The proposal is one of the most radical ones in Europe to tackle emission of Greenhouse gases such as methane.
The proposal has been floated by the finance and agriculture ministry in the Netherlands, which aims to reduce numbers by one third of the existing population.
Livestock in Netherlands
It is the largest meat exporters of Europe. The livestock numbers include 100 million cattle, chickens and pigs.
The proposal was brought in following concerns regarding effects of livestock population on human health and also the environment.
The demand for reassessment strengthened after the Q fever epidemic which affected the most densely populated livestock areas in the country in 2007-10.
Reasons for the plan
Excess of nitrogen emissions has caused acute climate crisis in the country. The manure and urine mixture releases ammonia, which is a nitrogen compound.

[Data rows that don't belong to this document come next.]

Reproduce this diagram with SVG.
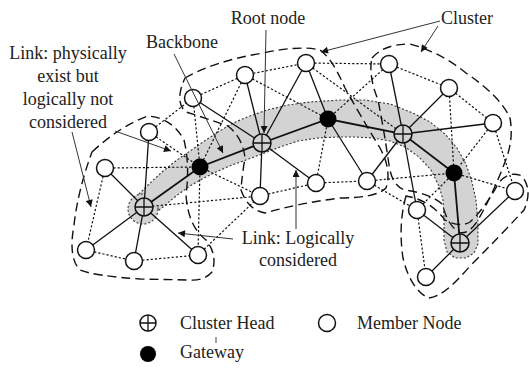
<svg xmlns="http://www.w3.org/2000/svg" width="529" height="368" viewBox="0 0 529 368">
  <style>
    text { font-family: "Liberation Serif", "Times New Roman", "DejaVu Serif", serif; font-size: 18px; fill: #222; }
    .solid { stroke: #111; stroke-width: 1.3; fill: none; }
    .dot { stroke: #111; stroke-width: 1.2; stroke-dasharray: 2.2 2; fill: none; }
    .bb { stroke: #111; stroke-width: 1.8; fill: none; stroke-linecap: round; }
    .clu { stroke: #111; stroke-width: 1.4; stroke-dasharray: 9 5; fill: none; }
    .band { fill: #d3d3d3; stroke: #333; stroke-width: 1.1; stroke-dasharray: 2 2; }
    .bandfill { fill: #d3d3d3; stroke: none; }
    .mem { fill: #fff; stroke: #111; stroke-width: 1.5; }
    .gw { fill: #000; }
    .ch circle { fill: #d3d3d3; stroke: #111; stroke-width: 1.5; }
    .ch path { stroke: #111; stroke-width: 1.3; fill: none; }
    .ptr { stroke: #333; stroke-width: 1; fill: none; marker-end: url(#ah); }
  </style>
  <defs>
    <marker id="ah" viewBox="0 0 10 10" refX="10" refY="5" markerWidth="9" markerHeight="7" markerUnits="userSpaceOnUse" orient="auto">
      <path d="M0,0 L10,5 L0,10 Z" fill="#111"/>
    </marker>
  </defs>

  <rect width="529" height="368" fill="#fff"/>

  <!-- backbone band -->
  <g id="backbone-band">
    <path class="band" d="M136,197 L148,185 L162,172 L177,160 L190,151 L203,142 L218,132 L233,123 L250,116 L267,110 L288,105 L310,102 L340,100 L365,100 L390,104 L413,113 L430,122 L445,134 L457,148 L466,164 L472,182 L476,200 L478,222 L478,244 L474,253 L466,258 L455,258 L447,252 L444,240 L444,218 L443,200 L439,186 L431,170 L419,157 L405,147 L390,141 L373,138 L355,137 L338,137 L318,138 L298,141 L280,147 L262,154 L246,160 L232,165 L218,171 L204,178 L190,186 L176,196 L163,207 L155,213 Z"/>
    <circle class="band" cx="143" cy="209" r="15"/>
    <path class="bandfill" d="M140,199 L160,180 L180,165 L190,170 L170,195 L155,208 Z"/>
  </g>

  <!-- cluster boundaries -->
  <g id="clusters">
    <path class="clu" d="M92,152 Q120,126 148,116 Q172,118 184,140 Q190,165 186,195 Q188,226 206,240 Q218,255 212,272 Q204,281 190,280 L140,279 Q95,276 80,270 Q68,258 74,225 Q78,190 92,152 Z"/>
    <path class="clu" d="M185,78 Q215,61 263,53 Q300,45 320,50 Q332,58 345,88 Q360,115 380,148 Q392,170 386,188 Q376,198 340,198 Q300,203 265,213 Q248,210 241,190 Q242,175 245,158 Q243,138 228,126 Q205,118 186,112 Q174,102 185,78 Z"/>
    <path class="clu" d="M372,58 Q384,44 410,44 Q440,52 466,73 Q500,96 510,118 Q514,140 505,162 Q492,196 478,220 Q468,236 458,232 Q446,222 443,205 Q432,194 405,190 Q392,186 389,165 Q384,130 378,100 Q368,75 372,58 Z"/>
    <path class="clu" d="M406,196 Q398,225 403,258 Q410,288 428,298 Q443,298 470,266 Q500,236 524,210 Q533,190 522,176 Q508,170 498,184 Q485,208 470,222 Q460,228 445,220 Q430,200 406,196 Z"/>
  </g>

  <!-- links -->
  <g id="connectors">
    <!-- logically considered links -->
    <line class="solid" x1="144" y1="207" x2="105" y2="168"/>
    <line class="solid" x1="144" y1="207" x2="149" y2="132"/>
    <line class="solid" x1="144" y1="207" x2="86" y2="250"/>
    <line class="solid" x1="144" y1="207" x2="134" y2="261"/>
    <line class="solid" x1="144" y1="207" x2="198" y2="255"/>
    <line class="solid" x1="262" y1="143" x2="193" y2="98"/>
    <line class="solid" x1="262" y1="143" x2="245" y2="75"/>
    <line class="solid" x1="262" y1="143" x2="306" y2="63"/>
    <line class="solid" x1="262" y1="143" x2="260" y2="196"/>
    <line class="solid" x1="262" y1="143" x2="316" y2="183"/>
    <line class="solid" x1="328" y1="119" x2="306" y2="63"/>
    <line class="solid" x1="328" y1="119" x2="367" y2="181"/>
    <line class="solid" x1="403" y1="134" x2="389" y2="64"/>
    <line class="solid" x1="403" y1="134" x2="449" y2="88"/>
    <line class="solid" x1="403" y1="134" x2="493" y2="123"/>
    <line class="solid" x1="403" y1="134" x2="367" y2="181"/>
    <line class="solid" x1="403" y1="134" x2="417" y2="210"/>
    <line class="solid" x1="460" y1="243" x2="417" y2="210"/>
    <line class="solid" x1="460" y1="243" x2="515" y2="191"/>
    <line class="solid" x1="460" y1="243" x2="426" y2="277"/>
    <!-- backbone -->
    <polyline class="bb" points="144,207 200,167 262,143 328,119 403,134 454,173 460,243"/>
    <!-- physical links not used -->
    <line class="dot" x1="105" y1="168" x2="86" y2="250"/>
    <line class="dot" x1="86" y1="250" x2="134" y2="261"/>
    <line class="dot" x1="134" y1="261" x2="198" y2="255"/>
    <line class="dot" x1="105" y1="168" x2="200" y2="167"/>
    <line class="dot" x1="200" y1="167" x2="198" y2="255"/>
    <line class="dot" x1="144" y1="207" x2="260" y2="196"/>
    <line class="dot" x1="200" y1="167" x2="260" y2="196"/>
    <line class="dot" x1="198" y1="255" x2="260" y2="196"/>
    <line class="dot" x1="149" y1="132" x2="193" y2="98"/>
    <line class="dot" x1="149" y1="132" x2="200" y2="167"/>
    <line class="dot" x1="193" y1="98" x2="200" y2="167"/>
    <line class="dot" x1="193" y1="98" x2="245" y2="75"/>
    <line class="dot" x1="245" y1="75" x2="200" y2="167"/>
    <line class="dot" x1="245" y1="75" x2="306" y2="63"/>
    <line class="dot" x1="245" y1="75" x2="328" y2="119"/>
    <line class="dot" x1="306" y1="63" x2="389" y2="64"/>
    <line class="dot" x1="306" y1="63" x2="403" y2="134"/>
    <line class="dot" x1="389" y1="64" x2="328" y2="119"/>
    <line class="dot" x1="260" y1="196" x2="316" y2="183"/>
    <line class="dot" x1="316" y1="183" x2="367" y2="181"/>
    <line class="dot" x1="328" y1="119" x2="316" y2="183"/>
    <line class="dot" x1="389" y1="64" x2="449" y2="88"/>
    <line class="dot" x1="449" y1="88" x2="493" y2="123"/>
    <line class="dot" x1="449" y1="88" x2="454" y2="173"/>
    <line class="dot" x1="493" y1="123" x2="454" y2="173"/>
    <line class="dot" x1="493" y1="123" x2="515" y2="191"/>
    <line class="dot" x1="367" y1="181" x2="454" y2="173"/>
    <line class="dot" x1="367" y1="181" x2="417" y2="210"/>
    <line class="dot" x1="417" y1="210" x2="454" y2="173"/>
    <line class="dot" x1="454" y1="173" x2="515" y2="191"/>
    <line class="dot" x1="417" y1="210" x2="426" y2="277"/>
  </g>

  <!-- member nodes -->
  <g id="m1"><circle class="mem" cx="245" cy="75" r="8.5"/></g>
  <g id="m2"><circle class="mem" cx="306" cy="63" r="8.5"/></g>
  <g id="m3"><circle class="mem" cx="389" cy="64" r="8.5"/></g>
  <g id="m4"><circle class="mem" cx="449" cy="88" r="8.5"/></g>
  <g id="m5"><circle class="mem" cx="493" cy="123" r="8.5"/></g>
  <g id="m6"><circle class="mem" cx="193" cy="98" r="8.5"/></g>
  <g id="m7"><circle class="mem" cx="149" cy="132" r="8.5"/></g>
  <g id="m8"><circle class="mem" cx="105" cy="168" r="8.5"/></g>
  <g id="m9"><circle class="mem" cx="260" cy="196" r="8.5"/></g>
  <g id="m10"><circle class="mem" cx="316" cy="183" r="8.5"/></g>
  <g id="m11"><circle class="mem" cx="367" cy="181" r="8.5"/></g>
  <g id="m12"><circle class="mem" cx="417" cy="210" r="8.5"/></g>
  <g id="m13"><circle class="mem" cx="515" cy="191" r="8.5"/></g>
  <g id="m14"><circle class="mem" cx="86" cy="250" r="8.5"/></g>
  <g id="m15"><circle class="mem" cx="134" cy="261" r="8.5"/></g>
  <g id="m16"><circle class="mem" cx="198" cy="255" r="8.5"/></g>
  <g id="m17"><circle class="mem" cx="426" cy="277" r="8.5"/></g>

  <!-- gateways -->
  <g id="g1"><circle class="gw" cx="200" cy="167" r="8.5"/></g>
  <g id="g2"><circle class="gw" cx="328" cy="119" r="8.5"/></g>
  <g id="g3"><circle class="gw" cx="454" cy="173" r="8.5"/></g>

  <!-- cluster heads -->
  <g id="c1" class="ch"><circle cx="144" cy="207" r="9"/><path d="M135,207 H153 M144,198 V216"/></g>
  <g id="c2" class="ch"><circle cx="262" cy="143" r="9"/><path d="M253,143 H271 M262,134 V152"/></g>
  <g id="c3" class="ch"><circle cx="403" cy="134" r="9"/><path d="M394,134 H412 M403,125 V143"/></g>
  <g id="c4" class="ch"><circle cx="460" cy="243" r="9"/><path d="M451,243 H469 M460,234 V252"/></g>

  <!-- annotations -->
  <g id="label-root">
    <text font-family="Liberation Serif, serif" x="268" y="24" text-anchor="middle">Root node</text>
    <line class="ptr" x1="266" y1="30" x2="264" y2="133"/>
  </g>
  <g id="label-backbone">
    <text font-family="Liberation Serif, serif" x="182" y="48" text-anchor="middle">Backbone</text>
    <line class="ptr" x1="174" y1="54" x2="223" y2="153"/>
  </g>
  <g id="label-cluster">
    <text font-family="Liberation Serif, serif" x="441" y="24">Cluster</text>
    <line class="ptr" x1="440" y1="21" x2="321" y2="52"/>
    <line class="ptr" x1="438" y1="26" x2="421" y2="52"/>
  </g>
  <g id="label-physical">
    <text font-family="Liberation Serif, serif" x="68" y="59" text-anchor="middle">Link: physically</text>
    <text font-family="Liberation Serif, serif" x="68" y="82" text-anchor="middle">exist but</text>
    <text font-family="Liberation Serif, serif" x="68" y="105" text-anchor="middle">logically not</text>
    <text font-family="Liberation Serif, serif" x="68" y="128" text-anchor="middle">considered</text>
    <line class="ptr" x1="115" y1="131" x2="171" y2="151"/>
    <line class="ptr" x1="72" y1="132" x2="91" y2="207"/>
  </g>
  <g id="label-logical">
    <text font-family="Liberation Serif, serif" x="298" y="244" text-anchor="middle">Link: Logically</text>
    <text font-family="Liberation Serif, serif" x="298" y="266" text-anchor="middle">considered</text>
    <line class="ptr" x1="233" y1="239" x2="178" y2="233"/>
    <line class="ptr" x1="296" y1="229" x2="296" y2="170"/>
  </g>

  <!-- legend -->
  <g id="legend">
    <g id="legend-ch">
      <circle cx="148" cy="323" r="8" fill="#fff" stroke="#111" stroke-width="1.5"/>
      <path d="M140,323 H156 M148,315 V331" stroke="#111" stroke-width="1.3"/>
      <text font-family="Liberation Serif, serif" x="180" y="329">Cluster Head</text>
      <line x1="216" y1="337" x2="216" y2="343" stroke="#444" stroke-width="1"/>
    </g>
    <g id="legend-member">
      <circle class="mem" cx="327" cy="323" r="8.5"/>
      <text font-family="Liberation Serif, serif" x="357" y="329">Member Node</text>
    </g>
    <g id="legend-gw">
      <circle class="gw" cx="148" cy="354" r="8"/>
      <text font-family="Liberation Serif, serif" x="180" y="358">Gateway</text>
    </g>
  </g>
</svg>
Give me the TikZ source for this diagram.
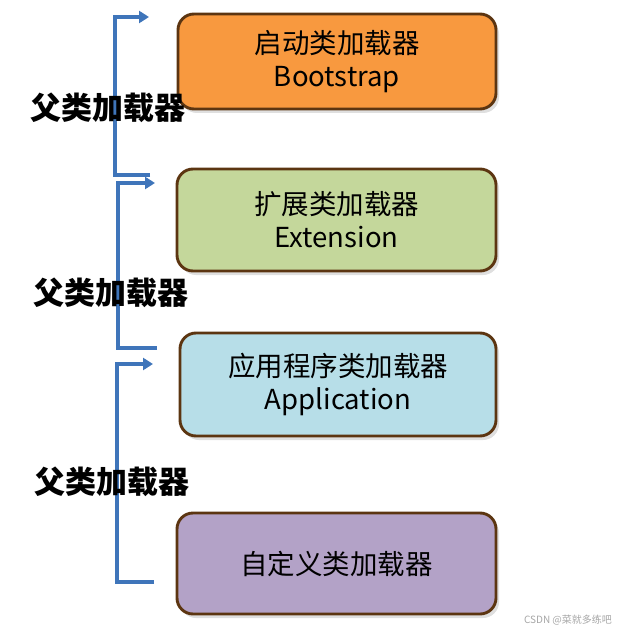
\documentclass[tikz,border=0pt]{standalone}
\usepackage{fontspec}
\setmainfont{Noto Sans CJK SC}
\usepackage{xcolor}
\usetikzlibrary{arrows.meta, shadows}

\definecolor{bootfill}{HTML}{F8993F}
\definecolor{extfill}{HTML}{C4D79B}
\definecolor{appfill}{HTML}{B7DEE8}
\definecolor{userfill}{HTML}{B3A2C7}
\definecolor{edge}{HTML}{5C3511}
\definecolor{bracketblue}{HTML}{3F75BA}

\tikzset{
  loader/.style={draw=edge, line width=2.9pt, rounded corners=16pt, align=center,
    font=\fontsize{27.5}{33}\selectfont, text=black,
    drop shadow={shadow xshift=3pt, shadow yshift=-4pt, opacity=0.25}},
  parent/.style={font=\fontsize{31}{31}\selectfont\bfseries, text=black},
  bracket/.style={draw=bracketblue, line width=3.6pt,
    -{Triangle[length=10pt,width=12pt]}}
}

\begin{document}
\begin{tikzpicture}[x=1pt, y=-1pt]
  \useasboundingbox (0,0) rectangle (625,631);
  % Loader boxes
  \node[loader, fill=bootfill, minimum width=318pt, minimum height=95pt] (boot) at (337,61.5)
    {启动类加载器\\Bootstrap};
  \node[loader, fill=extfill, minimum width=319pt, minimum height=102pt] (ext) at (336.5,220)
    {扩展类加载器\\Extension};
  \node[loader, fill=appfill, minimum width=316pt, minimum height=103pt] (app) at (338,384.5)
    {应用程序类加载器\\Application};
  \node[loader, fill=userfill, minimum width=319pt, minimum height=101pt] (user) at (336.5,563.5)
    {自定义类加载器};
  % Bracket end points
  \coordinate (b1top) at (149,17);
  \coordinate (b1bot) at (150,175);
  \coordinate (b2top) at (155,183);
  \coordinate (b2bot) at (157,348);
  \coordinate (b3top) at (153,364);
  \coordinate (b3bot) at (154,582);
  % Brackets
  \draw[bracket] (b1bot) -- ++(-35,0) |- (b1top);
  \draw[bracket] (b2bot) -- ++(-39,0) |- (b2top);
  \draw[bracket] (b3bot) -- ++(-37,0) |- (b3top);
  % Parent labels
  \node[parent] (p1) at (108,108) {父类加载器};
  \node[parent] (p2) at (111,293) {父类加载器};
  \node[parent] (p3) at (112,482) {父类加载器};
  % Watermark
  \node[font=\fontsize{10}{10}\selectfont, text=gray!70] (mark) at (568,620) {CSDN @菜就多练吧};
\end{tikzpicture}
\end{document}
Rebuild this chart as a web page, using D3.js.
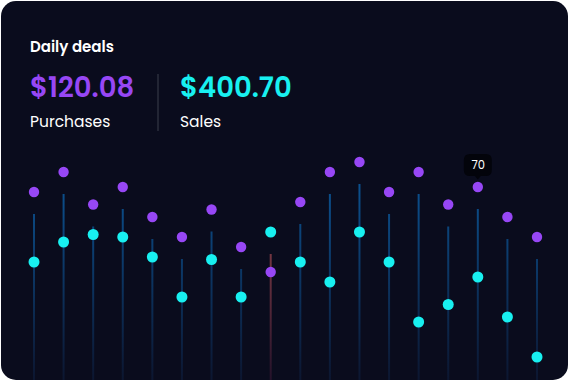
<!DOCTYPE html>
<html><head><meta charset="utf-8">
<script src="https://cdn.jsdelivr.net/npm/d3@7"></script>
<style>
html,body{margin:0;padding:0;background:#ffffff;}
svg{display:block;}
</style></head>
<body>
<svg id="c" width="570" height="382"></svg>
<script>
const days = ["1","2","3","4","5","6","7","8","9","10","11","12","13","14","15","16","17","18"];
const purchases = [68,76,63,70,58,50,61,46,36,64,76,80,68,76,63,70,58,50];
const sales     = [40,48,51,50,42,26,41,26,52,40,32,52,40,16,23,34,18,2];
const highlightIndex = 15;
const title = "Daily deals";
const totals = [{value:"$120.08", label:"Purchases", color:"#9747f5"},
                {value:"$400.70", label:"Sales", color:"#18f0f0"}];

const svg = d3.select("#c");
const W = 570, H = 382;
const font = "Poppins, Inter, 'Noto Sans', sans-serif";

svg.append("rect").attr("x",1).attr("y",1).attr("width",567).attr("height",379)
  .attr("rx",15).attr("fill","#0a0c1d");

const clip = svg.append("clipPath").attr("id","cardclip");
clip.append("rect").attr("x",1).attr("y",1).attr("width",567).attr("height",379).attr("rx",15);

const defs = svg.append("defs");
const gb = defs.append("linearGradient").attr("id","gblue").attr("gradientUnits","userSpaceOnUse")
  .attr("x1",0).attr("x2",0).attr("y1",180).attr("y2",380);
gb.append("stop").attr("offset","0%").attr("stop-color","#0b5291");
gb.append("stop").attr("offset","100%").attr("stop-color","#0c1630");
const gr = defs.append("linearGradient").attr("id","gred").attr("gradientUnits","userSpaceOnUse")
  .attr("x1",0).attr("x2",0).attr("y1",240).attr("y2",380);
gr.append("stop").attr("offset","0%").attr("stop-color","#7d3a44");
gr.append("stop").attr("offset","100%").attr("stop-color","#24122a");

// header
svg.append("text").attr("x",30).attr("y",52).text(title)
  .attr("fill","#ffffff").attr("font-family",font).attr("font-weight",600).attr("font-size",15);
const hx = [30,180];
totals.forEach((t,i)=>{
  svg.append("text").attr("x",hx[i]).attr("y",97).text(t.value)
    .attr("fill",t.color).attr("font-family",font).attr("font-weight",600).attr("font-size",27.5);
  svg.append("text").attr("x",hx[i]).attr("y",127).text(t.label)
    .attr("fill","#ffffff").attr("font-family",font).attr("font-weight",400).attr("font-size",15.5);
});
svg.append("line").attr("x1",158).attr("x2",158).attr("y1",74).attr("y2",131)
  .attr("stroke","#2b2e3d").attr("stroke-width",1.5);

// scales
const x = d3.scalePoint().domain(days).range([34,537]);
const y = d3.scaleLinear().domain([0,100]).range([362,112]);

const data = days.map((d,i)=>({day:d, p:purchases[i], s:sales[i], i}));
const g = svg.append("g").attr("clip-path","url(#cardclip)");

g.selectAll("line.stem").data(data).join("line").attr("class","stem")
  .attr("x1",d=>x(d.day)).attr("x2",d=>x(d.day))
  .attr("y1",d=>y(Math.max(d.p,d.s))+22).attr("y2",381)
  .attr("stroke",d=>d.p<d.s?"url(#gred)":"url(#gblue)").attr("stroke-width",2);

g.selectAll("circle.p").data(data).join("circle").attr("class","p")
  .attr("cx",d=>x(d.day)).attr("cy",d=>y(d.p)).attr("r",5.2).attr("fill","#9747f5");
g.selectAll("circle.s").data(data).join("circle").attr("class","s")
  .attr("cx",d=>x(d.day)).attr("cy",d=>y(d.s)).attr("r",5.5).attr("fill","#18f0f0");

// tooltip
const hd = data[highlightIndex];
const tx = x(hd.day), ty = y(hd.p) - 11;
const tw = 28, th = 22, r = 6;
const tip = svg.append("g").attr("transform",`translate(${tx},${ty})`);
const path = `M${-tw/2+r},${-th} H${tw/2-r} Q${tw/2},${-th} ${tw/2},${-th+r} V${-r} Q${tw/2},0 ${tw/2-r},0 H3 L0,3.5 L-3,0 H${-tw/2+r} Q${-tw/2},0 ${-tw/2},${-r} V${-th+r} Q${-tw/2},${-th} ${-tw/2+r},${-th} Z`;
tip.append("path").attr("d",path).attr("fill","#03040b");
tip.append("text").attr("x",0.5).attr("y",-7).attr("text-anchor","middle").text(hd.p)
  .attr("fill","#ffffff").attr("font-family",font).attr("font-size",11.5);
</script>
</body></html>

The ammonia from farms can get transported to water bodies as part of water run-offs. This excessive nitrogen will damage sensitive natural habitats. Oxygen can also get depleted due to algal bloom.
Livestock production has also caused nitrate pollution of groundwater. This leads to eutrophication due to which nitrogen concentrations exceeded the standard.
Cattle contribute about 63% of the ammonia emissions. It is followed by pigs with 21%, and poultry with 11%.
The government is implementing other stringent measures to tackle the crisis, such as reducing the daytime speed limit to 100 kmph on motorways. It has stopped gas-emitting construction projects.
Role in climate change
Livestock has an 18% stake in the global emission of greenhouse gases. The global warming potential of Nitrous Oxide is 310 times that of CO2.
Environmental groups have welcomed the plan. It has been hailed as a positive step to control nitrogen emissions in the country.
Farming groups have been opposing the move by blocking roads and protesting in front of government offices. The move has been criticized as a means to decimate the agricultural sector.